Drei Chancen, die wir handelnd wahrhaben können, benennt Maren Urner:

– kooperieren, einem übertriebenen Individualismus abschwören und vom intensiveren Austauch profitieren;

– die Fähigkeit der Selbstreflexion nutzen – vor dem Hintergrund der einzigen Sicherheit, dass es keine Sicherheit gibt;

– eine offene und wohlwollende Kommunikation führen, mit der Bereitschaft, andere anzuhören und gegen den Drang, nur die eigene Position durchzusetzen.

Mutig dynamisch zu denken, bedeutet nicht nur zu hoffen, sondern aktiv die Welt mitzugestalten. Zu beachten gilt, dass wir als soziale Wesen in ständiger Wechselwirkung mit unserer Umwelt stehen. Die Autorin entlässt „uns“ mit einer Frage (S. 252): „Wie können wir Strukturen schaffen, die es jedem Individuum besonders einfach machen, gesund und glücklich zu leben?“

Das Buch ist wohl bewusst Leserin und Leser „ansprechend“ verfasst. Es popularisiert wissenschaftliche Erkenntnisse, verpackt einige Aussagen in Form von Rezepten (alles in Dreier-Schritte konzipiert) und bemüht sich, didaktisch strukturiert um die Aufmerksamkeit der Lesenden.
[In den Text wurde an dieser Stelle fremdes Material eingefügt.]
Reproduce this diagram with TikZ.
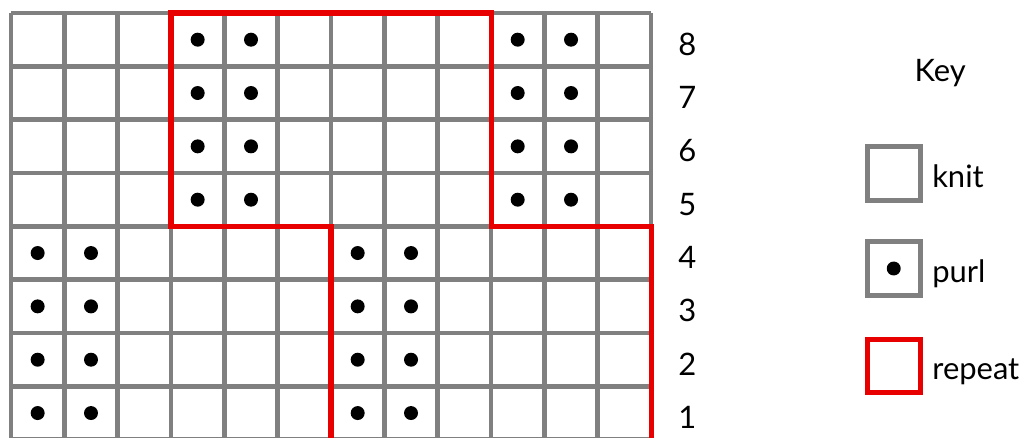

Inhalte und didaktische Vermittlung empfehlen das Buch zur individuellen Lektüre sowie für Veranstaltungen in der Erwachsenenbildung, die die gemeinsame soziale Gestaltung des Daseins unterstützen wollen. //

Lenz, Werner (2021): Maren Urner: Raus aus der ewigen Dauerkrise. Mit dem Denken von morgen die Probleme von heute lösen. In: Die Österreichische Volkshochschule. Magazin für Erwachsenenbildung. Herbst 2021, Heft 274/72. Jg., Wien. Druck-Version: Verband Österreichischer Volkshochschulen, Wien.